The real drama seems to happen either before or after the yachts are seized. For instance, one Russian-owned superyacht, the Ragnar, got stuck in Norway because port workers refused to refuel it. A group of young Ukrainian sailors motored out to protest the billionaire Chelsea F.C. owner Roman Abramovich’s superyacht as it docked in Turkey, shouting, “Go away, Russian ship!” and “No war in Ukraine!” The Ukrainian chief engineer of the Lady Anastasia, which news reports say belongs to the Russian oligarch Alexander Mikheev, tried to sink the ship while it was docked in Mallorca by opening up the valves in her engine room. (All boats are female, even the ones violating international law.) Spanish authorities soon arrived to pump out the water and arrest the engineer.
European countries have seized the most yachts so far, but the U.S. Justice Department has also launched a task force that aims, in part, to seize Russian yachts. When I asked about this operation—called KleptoCapture—the agency responded with an email saying, “DOJ is interested in identifying all properties of sanctioned oligarchs and ensuring, to the extent possible, that those assets are ‘blocked’ from use or enjoyment.” If a yacht can be traced to criminal conduct, the agency said, “DOJ is interested in going further, where possible, and actually forfeiting the property.” On Monday, U.S. federal agents seized their first such yacht, the 255-foot-long Tango, owned by the billionaire Putin ally Viktor Vekselberg, at a port on a Spanish island. (That seizure footage, too, showed Spanish and American cops quietly standing around the yacht’s wheelhouse with their arms folded.) “Today marks our taskforce’s first seizure of an asset belonging to a sanctioned individual with close ties to the Russian regime,” Attorney General Merrick Garland said in a press release. “It will not be the last.”
Dealing with these seized yachts, though, can be kind of a headache. If left in brackish water for months, the boats’ hulls will corrode and, eventually, the yachts could sink. “If the ultraviolet light from the sun causes seals around the windows to perish, then you’ll get freshwater ingress from rain,” says Benjamin Maltby, a partner at Keystone Law who specializes in yachts. This could become an issue for the countries doing the seizing. “If in a year or two’s time the owner turns up and finds that these yachts are not in good condition, then there will almost certainly be a claim arising,” Maltby told me. In France, La Ciotat Shipyards told Reuters that it doesn’t know whom to bill for the mooring fees of the Amore Vero, a seized superyacht said to be owned by the oligarch Igor Sechin.

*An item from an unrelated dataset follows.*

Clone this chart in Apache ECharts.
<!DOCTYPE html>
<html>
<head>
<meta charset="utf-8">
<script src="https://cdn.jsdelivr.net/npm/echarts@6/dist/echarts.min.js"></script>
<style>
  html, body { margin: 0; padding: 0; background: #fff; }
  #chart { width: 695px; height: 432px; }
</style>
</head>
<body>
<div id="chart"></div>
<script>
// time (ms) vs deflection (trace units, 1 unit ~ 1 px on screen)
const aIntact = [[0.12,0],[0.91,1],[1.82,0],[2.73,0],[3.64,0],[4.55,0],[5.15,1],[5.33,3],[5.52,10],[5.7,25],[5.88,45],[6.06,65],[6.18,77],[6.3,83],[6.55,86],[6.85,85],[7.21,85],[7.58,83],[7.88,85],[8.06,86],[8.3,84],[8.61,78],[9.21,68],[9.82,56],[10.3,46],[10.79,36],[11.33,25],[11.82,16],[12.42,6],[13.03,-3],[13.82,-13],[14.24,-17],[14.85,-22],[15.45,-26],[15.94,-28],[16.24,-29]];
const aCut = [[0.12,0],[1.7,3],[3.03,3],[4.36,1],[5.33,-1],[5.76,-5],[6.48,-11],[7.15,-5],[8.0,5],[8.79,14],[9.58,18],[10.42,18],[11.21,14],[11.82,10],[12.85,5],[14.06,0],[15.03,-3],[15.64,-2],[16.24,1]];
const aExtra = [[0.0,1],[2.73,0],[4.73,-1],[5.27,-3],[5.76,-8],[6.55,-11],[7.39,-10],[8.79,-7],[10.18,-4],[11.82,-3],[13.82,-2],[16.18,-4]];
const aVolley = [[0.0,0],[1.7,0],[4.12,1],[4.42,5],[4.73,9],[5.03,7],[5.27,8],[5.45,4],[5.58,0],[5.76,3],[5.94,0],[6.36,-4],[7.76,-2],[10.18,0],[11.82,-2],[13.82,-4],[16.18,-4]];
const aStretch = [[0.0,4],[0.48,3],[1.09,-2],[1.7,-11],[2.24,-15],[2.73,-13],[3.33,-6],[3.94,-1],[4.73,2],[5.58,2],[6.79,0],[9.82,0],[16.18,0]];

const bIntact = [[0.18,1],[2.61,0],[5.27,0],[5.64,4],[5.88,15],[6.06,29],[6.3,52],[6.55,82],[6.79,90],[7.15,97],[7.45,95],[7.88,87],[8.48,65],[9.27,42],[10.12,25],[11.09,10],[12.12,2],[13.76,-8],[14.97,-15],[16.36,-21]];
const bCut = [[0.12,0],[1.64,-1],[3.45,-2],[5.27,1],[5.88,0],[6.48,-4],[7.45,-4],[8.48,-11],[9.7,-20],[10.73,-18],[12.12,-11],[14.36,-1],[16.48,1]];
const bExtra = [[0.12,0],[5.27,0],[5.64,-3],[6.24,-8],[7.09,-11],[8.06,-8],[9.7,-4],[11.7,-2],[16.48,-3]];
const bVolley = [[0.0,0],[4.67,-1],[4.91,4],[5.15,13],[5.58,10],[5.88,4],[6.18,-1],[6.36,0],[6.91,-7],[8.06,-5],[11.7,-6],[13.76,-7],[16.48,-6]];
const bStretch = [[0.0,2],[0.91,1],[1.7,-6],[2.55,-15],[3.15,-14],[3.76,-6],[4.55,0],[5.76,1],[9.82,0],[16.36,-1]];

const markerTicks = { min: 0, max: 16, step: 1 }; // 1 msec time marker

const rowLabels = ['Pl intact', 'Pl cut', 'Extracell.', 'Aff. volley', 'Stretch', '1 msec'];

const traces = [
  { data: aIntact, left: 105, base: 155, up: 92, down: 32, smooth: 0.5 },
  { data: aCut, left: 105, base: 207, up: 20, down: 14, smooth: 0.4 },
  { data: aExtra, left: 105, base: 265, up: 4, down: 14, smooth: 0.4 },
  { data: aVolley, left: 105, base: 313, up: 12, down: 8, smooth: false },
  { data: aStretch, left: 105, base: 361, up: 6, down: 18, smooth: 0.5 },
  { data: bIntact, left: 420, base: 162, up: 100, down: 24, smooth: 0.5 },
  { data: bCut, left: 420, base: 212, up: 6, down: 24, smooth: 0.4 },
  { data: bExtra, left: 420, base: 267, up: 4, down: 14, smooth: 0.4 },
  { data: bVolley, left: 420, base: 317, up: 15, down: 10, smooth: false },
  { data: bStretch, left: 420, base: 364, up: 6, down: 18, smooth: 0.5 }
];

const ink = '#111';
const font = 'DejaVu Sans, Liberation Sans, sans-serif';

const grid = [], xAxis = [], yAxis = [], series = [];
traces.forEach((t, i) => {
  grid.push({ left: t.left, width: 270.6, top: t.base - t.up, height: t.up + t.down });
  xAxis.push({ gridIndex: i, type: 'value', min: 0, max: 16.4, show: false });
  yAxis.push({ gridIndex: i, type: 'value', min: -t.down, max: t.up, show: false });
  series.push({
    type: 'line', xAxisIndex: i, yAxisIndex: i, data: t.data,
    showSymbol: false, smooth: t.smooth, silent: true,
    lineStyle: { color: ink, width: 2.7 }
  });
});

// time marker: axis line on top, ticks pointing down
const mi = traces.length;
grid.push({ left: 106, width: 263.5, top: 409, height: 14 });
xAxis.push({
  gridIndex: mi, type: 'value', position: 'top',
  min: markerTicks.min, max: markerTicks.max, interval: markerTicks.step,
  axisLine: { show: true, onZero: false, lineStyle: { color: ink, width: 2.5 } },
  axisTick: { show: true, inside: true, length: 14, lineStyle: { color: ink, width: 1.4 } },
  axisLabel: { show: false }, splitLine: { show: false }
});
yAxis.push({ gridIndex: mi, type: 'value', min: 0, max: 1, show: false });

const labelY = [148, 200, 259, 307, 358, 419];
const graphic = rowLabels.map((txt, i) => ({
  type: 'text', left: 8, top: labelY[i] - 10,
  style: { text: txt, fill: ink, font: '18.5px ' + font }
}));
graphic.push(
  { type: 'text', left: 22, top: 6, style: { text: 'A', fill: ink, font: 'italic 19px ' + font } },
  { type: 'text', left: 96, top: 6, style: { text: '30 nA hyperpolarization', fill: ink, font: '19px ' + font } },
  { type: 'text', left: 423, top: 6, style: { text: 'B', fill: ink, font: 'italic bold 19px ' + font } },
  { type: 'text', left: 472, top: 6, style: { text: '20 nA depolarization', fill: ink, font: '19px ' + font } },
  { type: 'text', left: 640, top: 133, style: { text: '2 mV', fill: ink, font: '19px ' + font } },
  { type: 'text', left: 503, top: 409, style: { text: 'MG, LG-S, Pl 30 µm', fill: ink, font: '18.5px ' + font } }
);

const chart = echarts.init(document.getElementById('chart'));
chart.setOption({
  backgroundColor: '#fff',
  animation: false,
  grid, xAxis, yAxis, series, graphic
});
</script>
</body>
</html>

When the U.S. government seizes, say, a Lexus or a helicopter from a drug dealer, it takes on the cost of storing and maintaining it. “The government doesn’t own it yet,” says Stef Cassella, an expert on asset-forfeiture law. “It still belongs to the other guy, and he might get it back. And if he gets it back, then he has a right to get it back in the same condition that it was in before it was seized from him. Otherwise he gets to sue the government for damages.” Occasionally, the feds will pay a contractor to, say, mow the lawn of an alleged drug kingpin’s mansion or half-heartedly run the small business that was previously a front for money laundering.
Sometimes, U.S. marshals, who are the custodians of seized property, place yachts in dry storage facilities, where they are less likely to deteriorate. The oligarchs’ boats are too big for that, though; they have to be kept in the water. Still, “U.S. marshals don’t want to crew a yacht,” Cassella told me. Apathetic bureaucrats tend not to be as conscientious about yacht maintenance as the boats’ Russian oil-magnate owners. The government might opt to just reach an agreement with the oligarch to maintain the yacht while it’s under seizure.
Because of these upkeep challenges, the government typically tries to avoid seizing things that are too high-maintenance. After a few cases in which prosecutors seized thoroughbred horses, then were stuck having to feed and groom several criminally implicated equines, the government handed down a new rule of thumb: “If it eats, don’t seize it,” says Steven Welk, the former asset-forfeiture chief in the U.S. attorney’s office in Los Angeles.
To permanently take a yacht, as opposed to just keeping its owner from using it, American authorities must show that the boat is connected to criminal activity. A billionaire oligarch would surely challenge such a claim, and he may get his yacht back eventually. If he loses and forfeits his yacht, the government would put it up for auction, at which point anyone could buy it, other than government employees and the oligarch himself.
But that’s if the Justice Department is able to yank the yachts out of foreign waters in the first place. Because European countries have been cooperating with the Americans, several oligarchs’ yachts have sped away from the Mediterranean and over to Turkey or Dubai, which are seen as friendlier to Russia. Some of the yachts stopped “pinging”—sending marine-traffic data—then resurfaced near Russia itself. “One yacht, for example, Nord, had pinged down around the Maldives, and then she disappeared for several days and finally reappeared, clearly making her way through the straits of Malaysia and up toward Vladivostok,” Finley said.
Foreign governments are not always as helpful as U.S. authorities wish they would be. During his time as a prosecutor, Welk once tried to seize a $2 million yacht, the Rive de Mer, that belonged to an American fraudster who had fled to Mexico aboard the boat. Welk asked Mexican officials to arrest the man and surrender the yacht to U.S. officials. “They did grab him and bring him to Tijuana and give him to us,” Welk said. “But they kept his yacht.”
A few years later, Welk got a call from a yacht broker in Panama who had bought the fraudster’s boat from the Mexican government.
“What would happen if somebody bought that yacht and brought it to the United States?” the broker asked.
“If I know where it is, and it’s in U.S. waters, I’m going to take it,” Welk said.
But he never heard anything more about it, so he never did.